Red Bat – Lasiurus borealis
Males bright red or orange-red; females dull red, brick, or chestnut. In East, both sexes frosted white on back and breast. By day, this solitary bat hangs 4 to 10 feet (1-3 m) above the ground among dense foliage that provides shade from above and at the sides but is open below, allowing a downward fall into flight. Emerging early in the evening, these fast fliers often use the same route each night in foraging for many kinds of insects, especially moths, beetles, plant hoppers, leafhoppers, ants, and flies.
Hoary Bat – Lasiurus cinereus
The largest bat in its range in the East. Pale brown above, with tips of fur heavily frosted white; throat buffy yellow. Ears short and rounded, with black, naked rims. The most widely distributed bat in the U.S. and Canada, the Hoary Bat emerges late in the evening to feed, mostly on moths. In summer, male Hoary Bats are found in the southwestern U.S., while the females are spread over the rest of the range. In fall, the females join the males in the Southwest and both sexes migrate to Mexico, lower California, and South America, where they spend the winter.

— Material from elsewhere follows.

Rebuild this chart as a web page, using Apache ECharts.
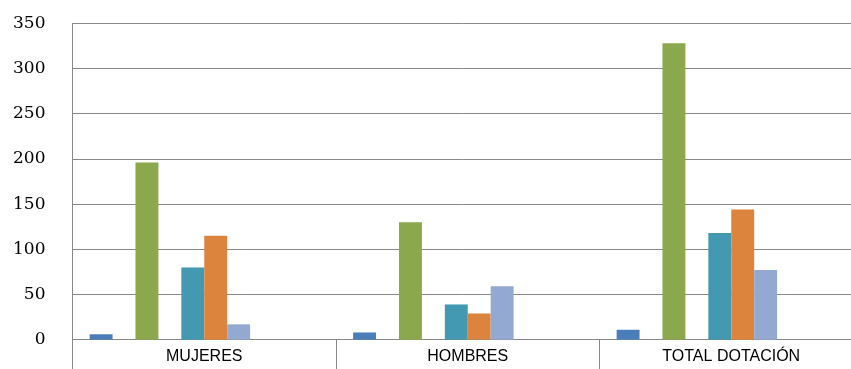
<!DOCTYPE html>
<html>
<head>
<meta charset="utf-8">
<script src="https://cdn.jsdelivr.net/npm/echarts@6/dist/echarts.min.js"></script>
<style>
  html, body { margin: 0; padding: 0; background: #ffffff; }
  #chart { width: 851px; height: 369px; }
</style>
</head>
<body>
<div id="chart"></div>
<script>
// Categories on the x axis
const categories = ['MUJERES', 'HOMBRES', 'TOTAL DOTACIÓN'];

// One array per series (ten series; several are empty)
const serie1 = [6, 8, 11];
const serie2 = [0, 0, 0];
const serie3 = [196, 130, 328];
const serie4 = [0, 0, 0];
const serie5 = [80, 39, 118];
const serie6 = [115, 29, 144];
const serie7 = [17, 59, 77];
const serie8 = [0, 0, 0];
const serie9 = [0, 0, 0];
const serie10 = [0, 0, 0];

const seriesData = [serie1, serie2, serie3, serie4, serie5, serie6, serie7, serie8, serie9, serie10];
const seriesColors = ['#4A7EBB', '#BE4B48', '#8BA84C', '#7D60A0', '#4399B2', '#DC843E', '#94A9D2', '#2C4D75', '#772C2A', '#5F7530'];

// Value axis ticks
const yMin = 0;
const yMax = 350;
const yStep = 50;

const chart = echarts.init(document.getElementById('chart'));

chart.setOption({
  animation: false,
  backgroundColor: '#ffffff',
  // The plot area runs past the right edge of the canvas
  grid: { left: 72.5, top: 23.3, width: 790.5, height: 316.4, containLabel: false, outerBoundsMode: 'none' },
  xAxis: {
    type: 'category',
    data: categories,
    axisLine: { show: true, lineStyle: { color: '#888888', width: 1 } },
    axisTick: { show: true, alignWithLabel: false, length: 32, lineStyle: { color: '#888888', width: 1 } },
    axisLabel: {
      margin: 9,
      color: '#000000',
      fontFamily: '"Liberation Sans", Arial, sans-serif',
      fontSize: 16
    },
    splitLine: { show: false }
  },
  yAxis: {
    type: 'value',
    min: yMin,
    max: yMax,
    interval: yStep,
    axisLine: { show: true, lineStyle: { color: '#888888', width: 1 } },
    axisTick: { show: false },
    axisLabel: {
      margin: 27,
      color: '#000000',
      fontFamily: '"DejaVu Serif", serif',
      fontSize: 17
    },
    splitLine: { show: true, lineStyle: { color: '#888888', width: 1 } }
  },
  series: seriesData.map((d, i) => ({
    name: 'Serie ' + (i + 1),
    type: 'bar',
    data: d,
    barGap: '0%',
    barCategoryGap: '13%',
    itemStyle: { color: seriesColors[i] }
  }))
});
</script>
</body>
</html>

Seminole Bat -Lasiurus seminolus
Lasiurus seminolus is a medium-sized bat with deep mahogany fur which is frosted at the tips, giving the bat a distinct reddish-maroon hue, unlike the reddish orange of eastern red bats. The Seminole Bat spends most of its life in forests of mixed oak, pine, hickory, and blackgum or in lowland cypress stands and river swamps.
Silver-haired Bat – Lasionycteris noctivagans
A medium-size bat. Nearly black, with silvery-tipped hairs on back, giving frosted appearance. Interfemoral membrane lightly furred above. Short, rounded, naked ears. Generally regarded as a solitary, tree-roosting species, the Silver-haired Bat is usually found roosting under a slab of bark or in some other protected spot, although there are a few records of it roosting among foliage. It emerges in early evening, flying very slowly to feed on a variety of insects, especially moths, caddis flies, and flies.
Eastern Pipistrelle – Pipistrellus subflavus
The smallest bat in the East. Reddish to light brown. Hairs tricolored: dark at base, pale in middle, dark at tip. erging early from its daytime hiding place in a building or hollow tree, the Eastern Pipistrelle feeds on tiny insects, especially leafhoppers, plant hoppers, beetles, and flies. Maternity colonies are often found in buildings, but the great majority are probably in tree hollows. The number of bats in these colonies is very small, usually not more than 30 or 35 individuals.
Big Brown Bat – Eptisicus fuscus
A large bat. Brown above, varying from light (in deserts) to dark (in forests), usually glossy; belly paler, with hairs dark at base; wings and interfemoral membrane black. In much of the northern U.S. and Canada, this is the bat most often seen in winter, and the one usually found hibernating in buildings in urban areas. Very common throughout much of their range, Big Brown Bats spread out over the available area individually or in small groups. Those that reside in buildings, usually one to five per structure, hang from rafters, hibernate in cracks or under objects, or burrow in insulation.
Evening Bat – Nycticeius humeralis
This bat is like a small version of the big brown bat, with glossy brown fur and blackish face, wings and feet. It is noticeably smaller, however, typically reaching 4 inches (102 mm) in length with a wingspan of nearly 11 inches (280 mm). This species forages in a variety of semi-open habitats from wetlands and stream corridors to woodland edges and parks. They prey upon a great variety of flying insects from small beetles to flies and moths.